スイカ水
夏の夕方、朝から井戸水で冷やしたスイカを縁台で食べる。種は当たりかまわずそこら中にペッ、ペッと吐き出す。縁台の下には、豚の形をした蚊取り線香入れを置く。スイカは船形がいいかそれとも三角形に切るのがいいか? 風情があるのは船形であろう。しかし食べやすさは三角形である。ここは食べやすさを重視して三角形に切るのがいいだろう。ここに竹骨のうちわがあれば申し分ない。柔らかく優しい風がすーーーと通り抜ける。プラスチック製のうちわでは風が堅い。

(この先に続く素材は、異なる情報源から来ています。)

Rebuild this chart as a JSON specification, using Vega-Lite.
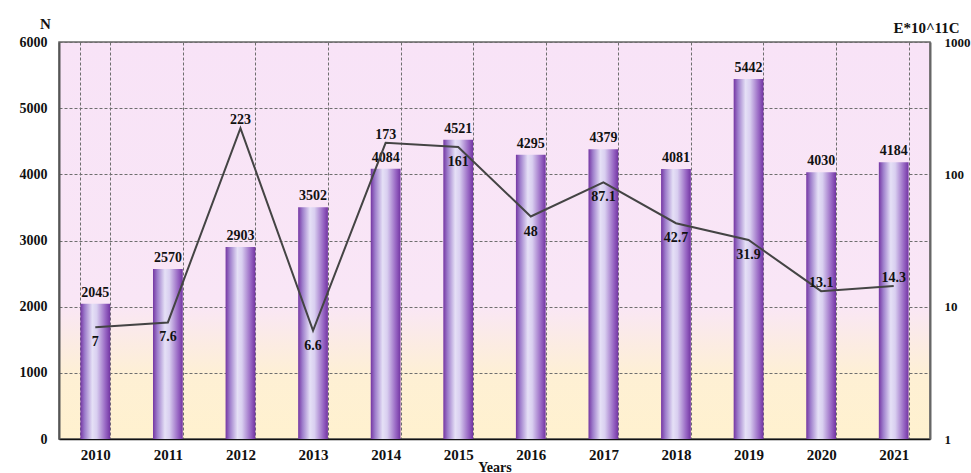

今の時代にこのような風情を感じることは難しい。材料はすべてそろえることは可能であるが、気温ばかりはどうにもならない。日が落ちても30℃を下回らない。打ち水をしようものなら、さらに湿気で暑く感じる。熱気がこもっているのでどうにもならない。これではいくらうちわであおいでも熱風が来るだけである。スイカにいたっては、井戸水程度の温度ではすぐになまぬるく感じてしまう。冷蔵庫でキンキンに冷やしたくらいがちょうどいい。これでは風情も何もあったものではない。

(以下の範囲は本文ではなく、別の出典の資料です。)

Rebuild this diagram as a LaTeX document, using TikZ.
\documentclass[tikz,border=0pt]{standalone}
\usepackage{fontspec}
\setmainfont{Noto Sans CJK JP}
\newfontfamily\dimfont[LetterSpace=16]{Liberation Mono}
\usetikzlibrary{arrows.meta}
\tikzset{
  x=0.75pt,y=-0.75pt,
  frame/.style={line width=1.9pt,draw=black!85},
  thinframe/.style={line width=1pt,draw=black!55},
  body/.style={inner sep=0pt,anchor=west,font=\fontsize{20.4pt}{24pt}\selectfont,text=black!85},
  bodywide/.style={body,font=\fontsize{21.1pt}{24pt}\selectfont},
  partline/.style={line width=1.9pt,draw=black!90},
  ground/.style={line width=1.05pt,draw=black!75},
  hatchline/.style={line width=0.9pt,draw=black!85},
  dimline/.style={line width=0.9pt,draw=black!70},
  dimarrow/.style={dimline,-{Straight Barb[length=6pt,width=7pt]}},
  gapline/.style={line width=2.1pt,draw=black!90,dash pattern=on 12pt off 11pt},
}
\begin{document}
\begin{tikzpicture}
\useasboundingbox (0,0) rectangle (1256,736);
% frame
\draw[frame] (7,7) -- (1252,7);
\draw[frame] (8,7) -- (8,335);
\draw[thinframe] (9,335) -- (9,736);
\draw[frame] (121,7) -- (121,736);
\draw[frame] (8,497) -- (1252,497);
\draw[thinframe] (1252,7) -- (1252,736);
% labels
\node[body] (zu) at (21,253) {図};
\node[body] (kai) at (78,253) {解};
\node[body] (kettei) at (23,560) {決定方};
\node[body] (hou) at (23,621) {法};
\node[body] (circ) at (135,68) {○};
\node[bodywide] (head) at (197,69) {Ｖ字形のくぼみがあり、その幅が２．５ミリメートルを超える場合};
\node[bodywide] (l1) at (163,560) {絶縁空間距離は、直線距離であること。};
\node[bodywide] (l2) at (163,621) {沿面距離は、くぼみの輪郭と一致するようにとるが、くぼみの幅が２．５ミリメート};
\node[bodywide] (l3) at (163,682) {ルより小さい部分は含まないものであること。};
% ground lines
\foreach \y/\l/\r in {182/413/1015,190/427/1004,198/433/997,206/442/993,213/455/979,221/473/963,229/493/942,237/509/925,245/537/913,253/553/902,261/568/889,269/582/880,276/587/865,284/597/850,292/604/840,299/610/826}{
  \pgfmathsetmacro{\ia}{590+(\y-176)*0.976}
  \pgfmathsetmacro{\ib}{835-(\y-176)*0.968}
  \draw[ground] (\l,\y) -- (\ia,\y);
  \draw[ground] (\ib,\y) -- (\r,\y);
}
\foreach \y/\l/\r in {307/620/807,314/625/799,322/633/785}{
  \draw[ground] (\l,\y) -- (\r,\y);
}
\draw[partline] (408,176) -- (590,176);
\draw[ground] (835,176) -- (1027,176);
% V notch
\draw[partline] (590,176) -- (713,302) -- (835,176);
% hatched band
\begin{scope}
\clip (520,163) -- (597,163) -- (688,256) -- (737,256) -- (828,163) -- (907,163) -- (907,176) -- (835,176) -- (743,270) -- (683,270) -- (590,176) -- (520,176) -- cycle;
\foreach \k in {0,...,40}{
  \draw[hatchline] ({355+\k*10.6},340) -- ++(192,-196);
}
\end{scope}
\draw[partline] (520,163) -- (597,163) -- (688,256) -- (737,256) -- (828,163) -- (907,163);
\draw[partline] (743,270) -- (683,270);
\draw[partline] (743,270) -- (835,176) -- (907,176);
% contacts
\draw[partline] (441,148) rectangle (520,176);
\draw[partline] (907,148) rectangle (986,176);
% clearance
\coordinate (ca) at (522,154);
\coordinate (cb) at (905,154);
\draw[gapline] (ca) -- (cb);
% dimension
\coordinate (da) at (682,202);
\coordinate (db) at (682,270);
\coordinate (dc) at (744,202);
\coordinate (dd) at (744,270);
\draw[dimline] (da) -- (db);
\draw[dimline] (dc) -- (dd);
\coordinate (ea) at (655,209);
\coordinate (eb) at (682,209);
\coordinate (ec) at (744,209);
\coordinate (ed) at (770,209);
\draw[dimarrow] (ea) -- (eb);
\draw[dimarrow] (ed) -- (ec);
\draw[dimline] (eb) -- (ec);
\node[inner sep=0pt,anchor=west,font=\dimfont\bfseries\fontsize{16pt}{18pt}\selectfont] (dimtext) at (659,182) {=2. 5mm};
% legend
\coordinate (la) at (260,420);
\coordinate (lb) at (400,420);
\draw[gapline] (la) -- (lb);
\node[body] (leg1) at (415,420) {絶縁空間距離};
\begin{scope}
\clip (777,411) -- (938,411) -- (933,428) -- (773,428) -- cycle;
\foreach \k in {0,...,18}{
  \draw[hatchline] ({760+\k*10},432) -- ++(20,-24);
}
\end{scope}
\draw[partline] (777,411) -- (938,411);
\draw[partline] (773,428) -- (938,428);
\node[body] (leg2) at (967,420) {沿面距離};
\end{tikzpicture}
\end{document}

さて、わが家庭菜園である。去年は苗、栽培方法ともに問題があり、まともなスイカは1個たりとも収穫できなかった。今年こそはと意気込み、すべてをベストな状態にして栽培をした。そのかいあって大収穫となった。小玉スイカといえども、その大きさはわが菜園内では1位である。うれしい反面その消費に関しては不安を感じていた。案の定、不安が的中した。受粉がほぼ同時期に起こったため、収穫がほとんど同時期になってしまった。これだけでも大変なのに、完熟手前でツルの勢いが急激になくなってきた。このままではすべてのスイカが完熟を迎えないままツルが枯れてしまうことになる。肥料や水を調整したがツルの勢いは衰えるばかりである。覚悟を決める必要がある。この状態ではご近所にオスソワケというわけにはいかない。「こんなまずいスイカをよくぞくれたものだ!」ということになりかねない。わが菜園は「収穫したものは確実に消費する」ということを原則にしている。

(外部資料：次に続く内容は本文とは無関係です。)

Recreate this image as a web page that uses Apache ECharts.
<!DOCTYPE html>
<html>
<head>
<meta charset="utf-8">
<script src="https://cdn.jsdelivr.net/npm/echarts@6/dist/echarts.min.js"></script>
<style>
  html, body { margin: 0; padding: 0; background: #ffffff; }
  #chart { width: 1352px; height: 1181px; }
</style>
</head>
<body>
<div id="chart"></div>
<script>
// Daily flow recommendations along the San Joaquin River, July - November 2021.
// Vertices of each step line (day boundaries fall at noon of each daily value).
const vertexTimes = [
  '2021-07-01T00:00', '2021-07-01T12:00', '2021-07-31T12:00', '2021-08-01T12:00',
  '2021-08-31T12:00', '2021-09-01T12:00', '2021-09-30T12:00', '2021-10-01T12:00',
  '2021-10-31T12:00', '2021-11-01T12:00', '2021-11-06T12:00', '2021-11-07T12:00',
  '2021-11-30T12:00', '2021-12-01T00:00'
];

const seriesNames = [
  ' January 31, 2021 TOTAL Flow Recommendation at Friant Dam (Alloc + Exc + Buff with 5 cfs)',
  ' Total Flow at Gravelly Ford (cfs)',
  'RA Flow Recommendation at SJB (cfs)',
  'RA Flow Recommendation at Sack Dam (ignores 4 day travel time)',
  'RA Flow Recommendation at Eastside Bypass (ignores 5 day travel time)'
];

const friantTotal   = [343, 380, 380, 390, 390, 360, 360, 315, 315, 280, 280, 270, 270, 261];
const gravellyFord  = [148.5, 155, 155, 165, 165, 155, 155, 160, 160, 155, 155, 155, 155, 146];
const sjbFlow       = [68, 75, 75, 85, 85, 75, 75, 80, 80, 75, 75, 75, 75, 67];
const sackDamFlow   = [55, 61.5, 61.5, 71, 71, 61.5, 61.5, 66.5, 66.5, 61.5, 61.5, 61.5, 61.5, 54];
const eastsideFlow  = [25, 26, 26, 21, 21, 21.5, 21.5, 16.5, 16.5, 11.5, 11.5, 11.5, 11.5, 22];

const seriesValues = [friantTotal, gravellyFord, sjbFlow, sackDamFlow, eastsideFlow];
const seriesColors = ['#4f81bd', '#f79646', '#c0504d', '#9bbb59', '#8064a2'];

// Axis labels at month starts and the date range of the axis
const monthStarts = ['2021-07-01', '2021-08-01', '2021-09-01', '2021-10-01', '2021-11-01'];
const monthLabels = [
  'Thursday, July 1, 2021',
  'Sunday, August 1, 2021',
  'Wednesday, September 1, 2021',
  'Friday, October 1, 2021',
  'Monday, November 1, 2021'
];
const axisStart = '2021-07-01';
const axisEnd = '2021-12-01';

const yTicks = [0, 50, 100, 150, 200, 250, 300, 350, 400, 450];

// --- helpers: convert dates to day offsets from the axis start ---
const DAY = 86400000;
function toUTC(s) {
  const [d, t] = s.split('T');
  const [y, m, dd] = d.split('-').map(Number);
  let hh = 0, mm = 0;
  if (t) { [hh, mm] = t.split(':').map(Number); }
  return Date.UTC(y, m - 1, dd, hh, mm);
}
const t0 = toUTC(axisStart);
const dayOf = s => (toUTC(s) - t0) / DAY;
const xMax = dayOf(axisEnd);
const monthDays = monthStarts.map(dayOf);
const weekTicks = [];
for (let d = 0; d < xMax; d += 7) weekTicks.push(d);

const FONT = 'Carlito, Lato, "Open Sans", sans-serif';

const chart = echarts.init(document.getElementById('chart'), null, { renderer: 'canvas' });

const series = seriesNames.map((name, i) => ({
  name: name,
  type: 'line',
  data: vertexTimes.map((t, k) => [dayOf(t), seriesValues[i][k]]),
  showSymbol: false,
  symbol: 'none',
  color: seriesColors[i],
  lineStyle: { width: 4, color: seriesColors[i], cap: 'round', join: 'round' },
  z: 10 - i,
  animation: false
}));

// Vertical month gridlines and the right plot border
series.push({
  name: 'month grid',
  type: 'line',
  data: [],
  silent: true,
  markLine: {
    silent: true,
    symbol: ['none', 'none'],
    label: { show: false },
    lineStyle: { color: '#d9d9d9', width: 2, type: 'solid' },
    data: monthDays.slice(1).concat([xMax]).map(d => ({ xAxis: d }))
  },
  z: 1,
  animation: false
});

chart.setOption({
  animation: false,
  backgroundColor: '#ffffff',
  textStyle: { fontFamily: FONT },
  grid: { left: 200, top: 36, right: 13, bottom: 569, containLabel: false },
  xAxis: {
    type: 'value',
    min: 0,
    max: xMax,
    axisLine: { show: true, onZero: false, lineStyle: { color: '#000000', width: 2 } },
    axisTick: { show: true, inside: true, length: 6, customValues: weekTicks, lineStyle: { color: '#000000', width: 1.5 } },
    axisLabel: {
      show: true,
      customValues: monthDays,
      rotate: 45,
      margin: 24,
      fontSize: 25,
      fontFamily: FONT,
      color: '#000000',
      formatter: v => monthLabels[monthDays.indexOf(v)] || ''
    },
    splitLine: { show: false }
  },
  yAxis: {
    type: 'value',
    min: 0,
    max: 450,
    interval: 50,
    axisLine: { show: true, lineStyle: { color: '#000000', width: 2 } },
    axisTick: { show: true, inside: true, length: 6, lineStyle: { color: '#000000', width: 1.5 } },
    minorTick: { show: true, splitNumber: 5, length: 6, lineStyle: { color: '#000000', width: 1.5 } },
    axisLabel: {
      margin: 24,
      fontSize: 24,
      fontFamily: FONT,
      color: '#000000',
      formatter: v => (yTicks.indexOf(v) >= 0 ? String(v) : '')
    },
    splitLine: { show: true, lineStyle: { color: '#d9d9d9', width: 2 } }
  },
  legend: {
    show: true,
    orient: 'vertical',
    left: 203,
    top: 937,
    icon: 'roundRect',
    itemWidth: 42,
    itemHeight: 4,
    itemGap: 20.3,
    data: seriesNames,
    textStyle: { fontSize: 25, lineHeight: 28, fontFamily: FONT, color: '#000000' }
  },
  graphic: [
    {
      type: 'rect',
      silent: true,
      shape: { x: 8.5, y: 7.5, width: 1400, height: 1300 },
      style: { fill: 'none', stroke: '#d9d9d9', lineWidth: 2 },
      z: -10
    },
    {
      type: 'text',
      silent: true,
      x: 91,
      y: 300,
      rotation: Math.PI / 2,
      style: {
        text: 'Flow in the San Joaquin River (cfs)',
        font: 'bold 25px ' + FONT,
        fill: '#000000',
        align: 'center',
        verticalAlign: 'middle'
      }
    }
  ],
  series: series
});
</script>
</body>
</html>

何とか生食で3個を消費した。食後のデザートにスイカ、おやつにスイカ、寝酒のつまみにスイカ(塩をつけると結構いける)である。しかし、残された12個はとても期限内には食べきれない。通常、果物は保存食としてジャムにすることが多い。そしてたいていは美味しくなる。ところがスイカはそうではない。色はきれいが味に問題がある。とても美味しく食べられる代物にはならない。何とかこれをおいしく消費する方法はないか? いろいろ思案している時に冷蔵庫のオレンジジュースが目に入った。これならいけるだろう。完熟手前のスイカに足らない糖分はどうでもなる。水代わりに飲むのであれば砂糖は必要ない。むしろ若干の塩を加えることで、汗で不足した塩分を補える。保存はペットボトルに入れ冷凍すれば数か月は可能である。これはいいアイデアである。早速スイカジュースづくりである。ざく切りにしたスイカを布巾で絞る。さすがに絞りカスは捨てることにした。種が結構混じっていて食べる気がしないのと、食べられるようにする案も出てこないからである。絞ったジュースは漏斗を使ってペットボトルに入れる。冷凍時は体積が増えるので、ペットボトルの脇を推さえ若干へこませておく。冷凍したものは、用途に応じて塩や蜂蜜を入れて飲む。最高の飲料水である。
スイカは大きさの割に非常に重い。つまり、ほとんどが水分なのである。1個の小玉スイカで500ccのペットボトルが3本できた。しばらくはミネラル満点の飲み物で無敵を誇ろう。夏バテとは無縁な日々である。しかし、糖分の取り過ぎには要注意である。Tシャツの下に、スイカ1個分くらいの膨らみが出来てはたまらない。